Over the years human inconsistency has become relentless source of fascination. It was a big part of what I wanted to capture in my memoir, which was featured on the front page of the Toronto Star this Sunday with an accompanying essay you can read here.
But lately I’ve noticed that the Andrew O’Hagen rule applies to countries and cultures as well. Case in point: my adopted nation, England, a country that prides itself on stoicism (keep calm and all that). And yet, at the slightest shift in temperature, the stiff upper lip is set aquiver and England wilts like fever-stricken Victorian lady, mopping itself with a hanky and fainting to the floor. People here talk about the “changeable weather,” but really it’s a narcissism of small differences: The weather regresses to the mean temperature of 12 C degrees and rainy pretty much year round, so when it actually changes changes, everyone freaks the hell out.
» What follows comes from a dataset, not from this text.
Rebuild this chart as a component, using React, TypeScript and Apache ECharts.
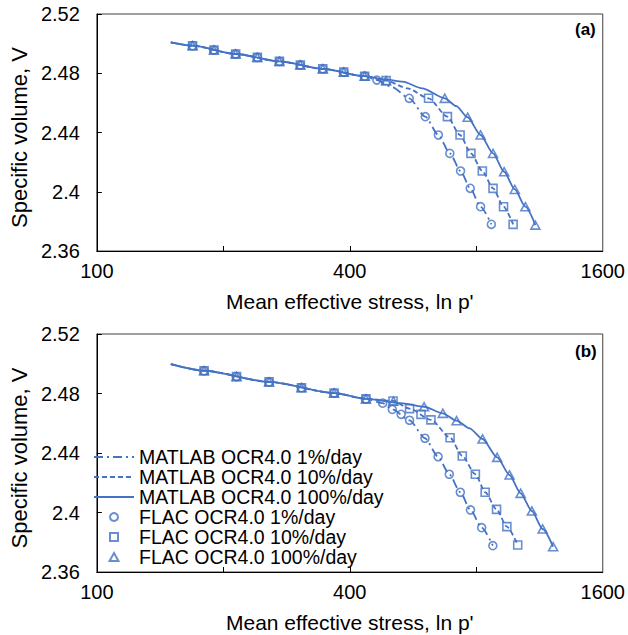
import React, { useEffect, useRef } from 'react';
import * as echarts from 'echarts';

const BLUE = '#4472C4';
const FONT = 'Arial, "Liberation Sans", sans-serif';

const NAMES = [
  'MATLAB OCR4.0 1%/day',
  'MATLAB OCR4.0 10%/day',
  'MATLAB OCR4.0 100%/day',
  'FLAC OCR4.0 1%/day',
  'FLAC OCR4.0 10%/day',
  'FLAC OCR4.0 100%/day',
];

const yTicks = { min: 2.36, max: 2.52, interval: 0.04 };
const xLabelValues = [100, 400, 1600];
const xTickValues = [200, 400, 800];

// ---------- Panel (a) ----------
const aShared = [[169, 2.4986], [190, 2.4957], [214, 2.493], [241, 2.4907], [272, 2.488], [305, 2.4856], [345, 2.483], [387, 2.4808], [434, 2.478]];
const aFlac1 = [...aShared, [464, 2.4754], [554, 2.4631], [605, 2.4507], [650, 2.4383], [692, 2.4259], [734, 2.414], [774, 2.4023], [819, 2.3899], [869, 2.378]];
const aFlac10 = [...aShared, [488, 2.475], [616, 2.4631], [683, 2.4507], [732, 2.4383], [777, 2.4259], [827, 2.414], [877, 2.4023], [929, 2.3899], [979, 2.378]];
const aFlac100 = [...aShared, [488, 2.475], [673, 2.4631], [763, 2.4503], [819, 2.4383], [877, 2.4259], [932, 2.4135], [988, 2.4016], [1047, 2.3899], [1106, 2.3775]];

const aMatStart = [[150, 2.5009], [169, 2.4986], [214, 2.493], [272, 2.488], [345, 2.483], [434, 2.478]];
const aMat1 = [...aMatStart, [464, 2.4754], [505, 2.4705], [554, 2.4631], [605, 2.4507], [650, 2.4383], [692, 2.4259], [734, 2.414], [774, 2.4023], [819, 2.3899], [869, 2.378]];
const aMat10 = [...aMatStart, [488, 2.475], [549, 2.4698], [616, 2.4631], [683, 2.4507], [732, 2.4383], [777, 2.4259], [827, 2.414], [877, 2.4023], [929, 2.3899], [979, 2.378]];
const aMat100 = [...aMatStart, [488, 2.4758], [534, 2.4743], [595, 2.4698], [673, 2.4631], [717, 2.4578], [763, 2.4503], [819, 2.4383], [877, 2.4259], [932, 2.4135], [988, 2.4016], [1047, 2.3899], [1106, 2.3775]];

// ---------- Panel (b) ----------
const bShared = [[180, 2.4953], [215, 2.4914], [257, 2.4878], [307, 2.4839], [367, 2.4803], [437, 2.4764]];
const bFlac1 = [...bShared, [479, 2.4735], [505, 2.4693], [530, 2.466], [555, 2.462], [604, 2.4499], [649, 2.4375], [690, 2.4257], [733, 2.4136], [775, 2.4017], [824, 2.3898], [876, 2.3777]];
const bFlac10 = [...bShared, [507, 2.475], [555, 2.4698], [591, 2.466], [624, 2.4623], [693, 2.4503], [741, 2.438], [796, 2.4257], [840, 2.4136], [894, 2.4021], [946, 2.3905], [1004, 2.3782]];
const bFlac100 = [...bShared, [508, 2.4748], [601, 2.4711], [666, 2.4667], [718, 2.4617], [828, 2.4494], [897, 2.4371], [960, 2.4252], [1020, 2.4129], [1085, 2.401], [1151, 2.3889], [1219, 2.377]];

const bMatStart = [[150, 2.4998], [180, 2.4953], [257, 2.4878], [367, 2.4803], [437, 2.4764]];
const bMat1 = [...bMatStart, [479, 2.4735], [505, 2.4693], [555, 2.462], [604, 2.4499], [649, 2.4375], [690, 2.4257], [733, 2.4136], [775, 2.4017], [824, 2.3898], [876, 2.3777]];
const bMat10 = [...bMatStart, [507, 2.475], [555, 2.4698], [624, 2.4623], [693, 2.4503], [741, 2.438], [796, 2.4257], [840, 2.4136], [894, 2.4021], [946, 2.3905], [1004, 2.3782]];
const bMat100 = [...bMatStart, [535, 2.4734], [601, 2.4711], [666, 2.4667], [718, 2.4617], [771, 2.4566], [828, 2.4494], [897, 2.4371], [960, 2.4252], [1020, 2.4129], [1085, 2.401], [1151, 2.3889], [1219, 2.377]];

const lineTypes: any[] = [[9, 4, 2, 4], [5, 3], 'solid'];
const symbols = ['circle', 'path://M0,0L10,0L10,10L0,10Z', 'path://M5,0L10,9L0,9Z'];
const symbolSizes = [8, 8, 9];

function panelSeries(idx: number, mats: number[][][], flacs: number[][][]) {
  const out: any[] = [];
  flacs.forEach((d, i) => {
    out.push({
      type: 'scatter',
      name: NAMES[3 + i],
      xAxisIndex: idx,
      yAxisIndex: idx,
      data: d,
      symbol: symbols[i],
      symbolSize: symbolSizes[i],
      symbolKeepAspect: true,
      itemStyle: { color: 'rgba(255,255,255,0)', borderColor: BLUE, borderWidth: 1.6 },
      z: 2,
    });
  });
  mats.forEach((d, i) => {
    out.push({
      type: 'line',
      name: NAMES[i],
      xAxisIndex: idx,
      yAxisIndex: idx,
      data: d,
      symbol: 'none',
      smooth: 0.25,
      smoothMonotone: 'x',
      lineStyle: { color: BLUE, width: 1.8, type: lineTypes[i] },
      itemStyle: { color: BLUE },
      z: 3,
    });
  });
  return out;
}

function xAxis(gridIndex: number) {
  return {
    type: 'log',
    logBase: 2,
    gridIndex,
    min: 100,
    max: 1600,
    name: "Mean effective stress, ln p'",
    nameLocation: 'middle',
    nameGap: 40,
    nameTextStyle: { fontSize: 21, color: '#000', fontFamily: FONT },
    axisLine: { show: true, lineStyle: { color: '#000', width: 1 } },
    axisTick: { show: true, inside: true, length: 5, customValues: xTickValues, lineStyle: { color: '#000' } },
    axisLabel: {
      margin: 10,
      fontSize: 20,
      color: '#000',
      fontFamily: FONT,
      customValues: xLabelValues,
      formatter: (v: number) => String(Math.round(v)),
    },
    splitLine: { show: false },
    minorTick: { show: false },
  };
}

function yAxis(gridIndex: number) {
  return {
    type: 'value',
    gridIndex,
    min: yTicks.min,
    max: yTicks.max,
    interval: yTicks.interval,
    name: 'Specific volume, V',
    nameLocation: 'middle',
    nameGap: 60,
    nameTextStyle: { fontSize: 22, color: '#000', fontFamily: FONT, padding: [0, 10, 0, 0] },
    axisLine: { show: true, lineStyle: { color: '#000', width: 1 } },
    axisTick: { show: true, inside: true, length: 5, lineStyle: { color: '#000' } },
    axisLabel: { margin: 17, fontSize: 20, color: '#000', fontFamily: FONT },
    splitLine: { show: false },
  };
}

export default function App() {
  const ref = useRef<HTMLDivElement>(null);
  useEffect(() => {
    if (!ref.current) return;
    const chart = echarts.init(ref.current, null, { renderer: 'svg' });
    chart.setOption({
      animation: false,
      backgroundColor: '#fff',
      textStyle: { fontFamily: FONT },
      grid: [
        { left: 87, top: 14, width: 518, height: 237, show: true, borderColor: '#404040', borderWidth: 1, backgroundColor: 'transparent' },
        { left: 87, top: 334, width: 518, height: 238, show: true, borderColor: '#404040', borderWidth: 1, backgroundColor: 'transparent' },
      ],
      xAxis: [xAxis(0), xAxis(1)],
      yAxis: [yAxis(0), yAxis(1)],
      legend: {
        orient: 'vertical',
        left: 93,
        top: 447,
        itemWidth: 40,
        itemHeight: 8,
        itemGap: 0,
        padding: 0,
        symbolKeepAspect: true,
        data: NAMES.map((n, i) => (i < 3 ? { name: n, itemStyle: { opacity: 0 } } : { name: n })),
        selectedMode: false,
        textStyle: { fontSize: 19.5, lineHeight: 19.5, color: '#000', fontFamily: FONT },
      },
      graphic: [
        { type: 'text', left: 575, top: 21, style: { text: '(a)', font: `bold 17px ${FONT}`, fill: '#000' } },
        { type: 'text', left: 575, top: 343, style: { text: '(b)', font: `bold 17px ${FONT}`, fill: '#000' } },
      ],
      series: [
        ...panelSeries(0, [aMat1, aMat10, aMat100], [aFlac1, aFlac10, aFlac100]),
        ...panelSeries(1, [bMat1, bMat10, bMat100], [bFlac1, bFlac10, bFlac100]),
      ],
    });
    return () => chart.dispose();
  }, []);
  return <div ref={ref} style={{ position: 'absolute', left: 0, top: 0, width: 628, height: 635 }} />;
}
There’s a heat wave here at the moment, with temperatures predicted to rise to near 40C later today and tomorrow. While I know this is historically significant, and certainly alarming in light of the changing climate emergency, it’s not entirely clear to me why everyone in London is losing their shit My kid’s school is semi-shut (parents are being “encouraged” to keep their children at home for health safety reasons, huh?) businesses are closing and the Mayor is discouraging people from traveling by train, tube or bus. While a heatwave is undoubtedly concerning if you happen to be an elderly person with a respiratory problem living on the 20th floor of a tower block I’m not sure why everyone else is joining in on the mad panic. What happened to the war spirit guys? Half the people I know are about to jump on flights to pre-booked holidays in Italy, Greece and southern Spain and France which are basically on fire but this is of no apparent concern because… it’s meant to be hot there. Or something?
Anyway, this is all a bit of a round about way of saying I spent a good part of yesterday hanging out reading and gardening on the roof deck of our house, avoiding Twitter as much as I possibly could. A couple of years ago I had an outdoor shower installed — a rickety old thing with creaky plumbing and bamboo siding, I call it my “tiki hut.” Everyone in our family apart from me and Frank (age five) is horrified by the prospect of performing naked abultions on the roof (what if the neighbours see!?) but I grew up in a naked house and could not care less. It was the single best home improvement we’ve ever made — total cost including labour: £280 — it’s got hot water and I use it year round. There’s something exhilarating about a shower with a view. Our house backs onto a four track railway so the effect is like overlooking an urban canyon.
The sunsets are especially good. You can’t see it in the photo but there’s a fox den on the other side of the tracks. In the evenings Frank and I like to hang out and drip dry, passing a pair of binocs and watch the vixen and the tod playing with their kits. (I love calling foxes by their correct names. “Hello Tod! Hello Vix!” I shout whenever one trots across my path at night. And yes this really does happen in London, just like on Fleabag.) Nobody here thinks they’re cute, by the way, Londoners regard foxes with the same revulsion Torontonians reserve for raccoons. But foxes are far more charming, sinister and elegant — plus they lack opposable thumbs.
So do yourself a favour and get an outdoor shower. Or if you already have one, send me a picture. Not a picture of you in the shower, just the shower itself. I grew up in a naked house but it wasn’t that naked.